--- Start EXTRACTED RECORDS ---
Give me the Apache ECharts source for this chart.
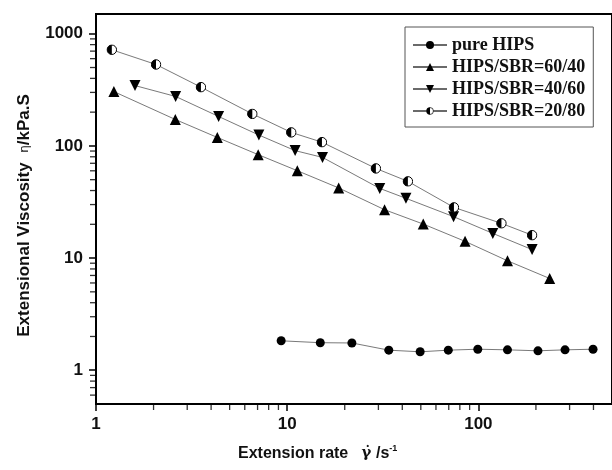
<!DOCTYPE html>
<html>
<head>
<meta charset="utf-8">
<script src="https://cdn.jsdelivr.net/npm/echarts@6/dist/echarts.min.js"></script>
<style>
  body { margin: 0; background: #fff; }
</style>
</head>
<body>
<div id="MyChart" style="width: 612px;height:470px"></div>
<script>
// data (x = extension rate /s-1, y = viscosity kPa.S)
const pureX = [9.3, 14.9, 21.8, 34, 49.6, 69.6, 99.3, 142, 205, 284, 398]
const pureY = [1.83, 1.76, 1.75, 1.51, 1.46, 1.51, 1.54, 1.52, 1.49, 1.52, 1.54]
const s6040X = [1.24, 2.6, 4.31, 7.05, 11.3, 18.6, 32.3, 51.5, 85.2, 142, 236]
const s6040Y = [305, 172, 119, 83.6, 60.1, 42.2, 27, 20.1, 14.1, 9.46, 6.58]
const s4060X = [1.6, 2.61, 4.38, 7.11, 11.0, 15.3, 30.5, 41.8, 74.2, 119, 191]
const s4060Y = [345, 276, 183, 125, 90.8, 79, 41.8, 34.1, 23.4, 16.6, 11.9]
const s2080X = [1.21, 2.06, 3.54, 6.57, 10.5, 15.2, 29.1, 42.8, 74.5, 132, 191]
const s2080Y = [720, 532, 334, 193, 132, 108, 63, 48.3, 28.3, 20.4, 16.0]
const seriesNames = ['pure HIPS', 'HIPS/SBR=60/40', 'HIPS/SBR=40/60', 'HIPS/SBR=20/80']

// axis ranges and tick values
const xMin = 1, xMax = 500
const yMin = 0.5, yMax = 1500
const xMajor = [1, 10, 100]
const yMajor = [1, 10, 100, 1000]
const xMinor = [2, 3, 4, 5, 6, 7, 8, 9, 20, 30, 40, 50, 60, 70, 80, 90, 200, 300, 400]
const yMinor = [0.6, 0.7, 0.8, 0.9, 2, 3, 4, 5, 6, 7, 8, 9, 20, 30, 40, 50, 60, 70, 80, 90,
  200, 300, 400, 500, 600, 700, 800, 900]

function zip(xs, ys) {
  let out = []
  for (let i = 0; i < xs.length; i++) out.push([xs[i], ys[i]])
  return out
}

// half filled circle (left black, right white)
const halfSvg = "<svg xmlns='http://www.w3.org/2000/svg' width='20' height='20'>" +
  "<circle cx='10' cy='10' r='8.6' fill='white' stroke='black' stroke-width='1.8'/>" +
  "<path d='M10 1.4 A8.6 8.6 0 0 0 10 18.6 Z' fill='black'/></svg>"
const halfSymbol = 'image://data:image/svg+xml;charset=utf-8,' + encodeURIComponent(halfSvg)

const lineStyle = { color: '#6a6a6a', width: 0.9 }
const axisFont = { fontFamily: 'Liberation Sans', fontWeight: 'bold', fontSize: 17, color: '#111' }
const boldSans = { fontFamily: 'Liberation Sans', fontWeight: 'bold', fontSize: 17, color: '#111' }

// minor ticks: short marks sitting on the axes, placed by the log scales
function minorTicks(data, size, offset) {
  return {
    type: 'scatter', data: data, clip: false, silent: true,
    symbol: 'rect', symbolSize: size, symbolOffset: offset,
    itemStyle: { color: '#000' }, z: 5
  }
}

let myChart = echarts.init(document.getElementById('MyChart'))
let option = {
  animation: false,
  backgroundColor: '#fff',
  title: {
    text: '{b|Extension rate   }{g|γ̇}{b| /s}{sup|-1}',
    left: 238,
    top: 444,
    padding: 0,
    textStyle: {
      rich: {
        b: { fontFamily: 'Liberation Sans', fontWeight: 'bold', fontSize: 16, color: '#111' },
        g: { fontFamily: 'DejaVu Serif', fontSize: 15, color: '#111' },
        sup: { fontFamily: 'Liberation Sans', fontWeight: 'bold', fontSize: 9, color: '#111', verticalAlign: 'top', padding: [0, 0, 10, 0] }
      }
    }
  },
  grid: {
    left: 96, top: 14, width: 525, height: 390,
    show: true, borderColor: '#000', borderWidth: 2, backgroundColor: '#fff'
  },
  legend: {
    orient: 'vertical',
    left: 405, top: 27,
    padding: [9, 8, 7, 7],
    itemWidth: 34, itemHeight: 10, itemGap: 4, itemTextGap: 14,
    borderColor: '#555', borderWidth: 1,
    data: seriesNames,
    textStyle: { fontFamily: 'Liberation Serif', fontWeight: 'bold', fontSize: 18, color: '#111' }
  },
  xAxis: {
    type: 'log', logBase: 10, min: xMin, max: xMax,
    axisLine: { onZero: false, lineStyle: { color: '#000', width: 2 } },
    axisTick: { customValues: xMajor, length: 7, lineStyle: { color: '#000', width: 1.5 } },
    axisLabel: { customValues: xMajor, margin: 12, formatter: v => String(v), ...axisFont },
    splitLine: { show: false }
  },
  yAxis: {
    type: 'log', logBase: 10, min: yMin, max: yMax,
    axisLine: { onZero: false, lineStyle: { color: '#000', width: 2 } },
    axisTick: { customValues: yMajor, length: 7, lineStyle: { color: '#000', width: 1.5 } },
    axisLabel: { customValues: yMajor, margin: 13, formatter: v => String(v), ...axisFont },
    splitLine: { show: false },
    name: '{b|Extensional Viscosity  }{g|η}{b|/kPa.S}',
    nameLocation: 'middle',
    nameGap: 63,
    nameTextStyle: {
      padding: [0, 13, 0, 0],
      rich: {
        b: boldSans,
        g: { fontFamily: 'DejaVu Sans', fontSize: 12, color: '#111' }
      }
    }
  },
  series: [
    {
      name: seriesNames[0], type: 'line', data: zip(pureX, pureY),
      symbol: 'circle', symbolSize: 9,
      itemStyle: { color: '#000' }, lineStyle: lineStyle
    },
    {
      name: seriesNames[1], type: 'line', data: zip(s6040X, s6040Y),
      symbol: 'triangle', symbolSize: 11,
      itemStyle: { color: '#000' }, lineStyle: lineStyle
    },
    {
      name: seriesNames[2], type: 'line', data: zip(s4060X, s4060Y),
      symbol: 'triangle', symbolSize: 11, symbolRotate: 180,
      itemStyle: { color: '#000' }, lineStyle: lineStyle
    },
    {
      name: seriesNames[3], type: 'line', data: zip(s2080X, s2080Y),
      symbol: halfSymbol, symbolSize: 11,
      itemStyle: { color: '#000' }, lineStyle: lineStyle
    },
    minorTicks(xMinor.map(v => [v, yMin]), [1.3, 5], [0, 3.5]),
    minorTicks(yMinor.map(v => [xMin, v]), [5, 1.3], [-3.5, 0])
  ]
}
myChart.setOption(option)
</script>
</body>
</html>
--- End EXTRACTED RECORDS ---
--- Start EXTRACTED RECORDS ---
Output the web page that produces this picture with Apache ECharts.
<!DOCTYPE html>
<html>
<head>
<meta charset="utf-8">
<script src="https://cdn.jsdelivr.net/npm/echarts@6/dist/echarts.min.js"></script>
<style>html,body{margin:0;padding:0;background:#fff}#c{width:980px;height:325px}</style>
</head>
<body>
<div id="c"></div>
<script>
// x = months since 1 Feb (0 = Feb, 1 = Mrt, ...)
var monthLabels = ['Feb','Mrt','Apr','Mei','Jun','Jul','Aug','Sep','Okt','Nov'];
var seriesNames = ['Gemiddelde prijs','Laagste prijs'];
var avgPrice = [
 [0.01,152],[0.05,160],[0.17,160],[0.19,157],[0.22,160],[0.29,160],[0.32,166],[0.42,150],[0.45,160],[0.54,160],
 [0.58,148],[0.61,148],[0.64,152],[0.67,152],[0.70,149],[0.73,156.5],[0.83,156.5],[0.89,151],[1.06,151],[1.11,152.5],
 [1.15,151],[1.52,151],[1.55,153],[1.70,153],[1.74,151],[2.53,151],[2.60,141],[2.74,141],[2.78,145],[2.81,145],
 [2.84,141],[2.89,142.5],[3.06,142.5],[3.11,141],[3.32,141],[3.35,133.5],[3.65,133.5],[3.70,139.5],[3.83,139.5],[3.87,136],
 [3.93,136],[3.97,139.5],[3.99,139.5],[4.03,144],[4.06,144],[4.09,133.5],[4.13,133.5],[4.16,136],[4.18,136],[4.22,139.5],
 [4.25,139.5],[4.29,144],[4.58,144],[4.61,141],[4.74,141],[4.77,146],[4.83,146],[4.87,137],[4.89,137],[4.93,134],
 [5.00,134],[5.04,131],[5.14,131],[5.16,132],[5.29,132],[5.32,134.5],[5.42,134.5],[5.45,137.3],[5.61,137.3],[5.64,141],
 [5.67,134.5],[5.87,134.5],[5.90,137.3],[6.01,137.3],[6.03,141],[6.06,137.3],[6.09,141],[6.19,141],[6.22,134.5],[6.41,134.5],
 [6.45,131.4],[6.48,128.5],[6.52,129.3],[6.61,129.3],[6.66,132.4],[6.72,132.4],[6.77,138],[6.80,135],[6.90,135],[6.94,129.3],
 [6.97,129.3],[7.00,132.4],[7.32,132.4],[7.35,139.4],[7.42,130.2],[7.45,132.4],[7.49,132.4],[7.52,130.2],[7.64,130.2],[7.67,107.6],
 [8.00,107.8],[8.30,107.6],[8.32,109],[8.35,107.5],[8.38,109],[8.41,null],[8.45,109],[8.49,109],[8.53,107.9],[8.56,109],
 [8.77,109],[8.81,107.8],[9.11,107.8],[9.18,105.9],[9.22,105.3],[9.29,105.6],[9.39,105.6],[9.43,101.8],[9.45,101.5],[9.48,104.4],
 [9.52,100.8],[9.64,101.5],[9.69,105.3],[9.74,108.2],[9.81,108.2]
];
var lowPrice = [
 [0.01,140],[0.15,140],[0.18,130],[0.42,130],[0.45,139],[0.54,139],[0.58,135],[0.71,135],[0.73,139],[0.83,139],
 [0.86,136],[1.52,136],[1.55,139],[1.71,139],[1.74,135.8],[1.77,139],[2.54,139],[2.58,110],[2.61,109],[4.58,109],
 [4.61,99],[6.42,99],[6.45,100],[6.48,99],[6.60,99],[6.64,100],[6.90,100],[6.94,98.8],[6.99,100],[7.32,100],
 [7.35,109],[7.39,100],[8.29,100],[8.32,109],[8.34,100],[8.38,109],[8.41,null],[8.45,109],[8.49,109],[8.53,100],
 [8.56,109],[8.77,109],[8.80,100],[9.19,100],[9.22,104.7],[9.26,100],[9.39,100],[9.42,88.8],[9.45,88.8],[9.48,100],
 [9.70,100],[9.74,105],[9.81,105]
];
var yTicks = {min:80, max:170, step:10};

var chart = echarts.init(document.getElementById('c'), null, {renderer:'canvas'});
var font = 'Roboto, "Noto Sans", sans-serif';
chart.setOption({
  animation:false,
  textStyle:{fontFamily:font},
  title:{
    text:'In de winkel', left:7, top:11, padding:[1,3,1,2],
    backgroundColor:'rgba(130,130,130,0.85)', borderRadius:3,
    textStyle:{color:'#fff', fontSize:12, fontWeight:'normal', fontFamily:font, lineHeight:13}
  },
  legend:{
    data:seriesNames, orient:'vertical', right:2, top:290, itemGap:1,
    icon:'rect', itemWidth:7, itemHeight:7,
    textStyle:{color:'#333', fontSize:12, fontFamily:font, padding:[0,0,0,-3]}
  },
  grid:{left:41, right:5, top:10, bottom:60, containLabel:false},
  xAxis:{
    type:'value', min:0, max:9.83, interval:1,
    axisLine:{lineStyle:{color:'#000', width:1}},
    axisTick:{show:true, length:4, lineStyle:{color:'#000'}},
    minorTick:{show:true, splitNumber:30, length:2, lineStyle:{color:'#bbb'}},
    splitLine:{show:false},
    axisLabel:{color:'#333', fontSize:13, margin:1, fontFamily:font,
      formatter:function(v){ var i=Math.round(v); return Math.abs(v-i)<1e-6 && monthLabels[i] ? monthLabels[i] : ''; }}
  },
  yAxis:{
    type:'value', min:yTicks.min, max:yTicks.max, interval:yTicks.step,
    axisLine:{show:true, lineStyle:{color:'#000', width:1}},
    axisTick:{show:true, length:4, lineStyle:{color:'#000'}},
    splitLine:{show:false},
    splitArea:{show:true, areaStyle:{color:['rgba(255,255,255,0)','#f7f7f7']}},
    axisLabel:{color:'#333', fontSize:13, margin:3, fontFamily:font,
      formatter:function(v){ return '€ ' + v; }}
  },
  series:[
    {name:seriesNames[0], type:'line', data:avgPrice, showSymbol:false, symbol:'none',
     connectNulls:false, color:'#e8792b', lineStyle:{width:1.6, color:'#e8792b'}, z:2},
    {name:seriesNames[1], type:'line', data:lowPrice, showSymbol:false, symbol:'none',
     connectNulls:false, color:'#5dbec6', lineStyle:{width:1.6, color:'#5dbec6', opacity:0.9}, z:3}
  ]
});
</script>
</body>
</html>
--- End EXTRACTED RECORDS ---
SHORT TASK
Copy out each line of the records where the string "picture" appears.

FULL RESPONSE
Output the web page that produces this picture with Apache ECharts.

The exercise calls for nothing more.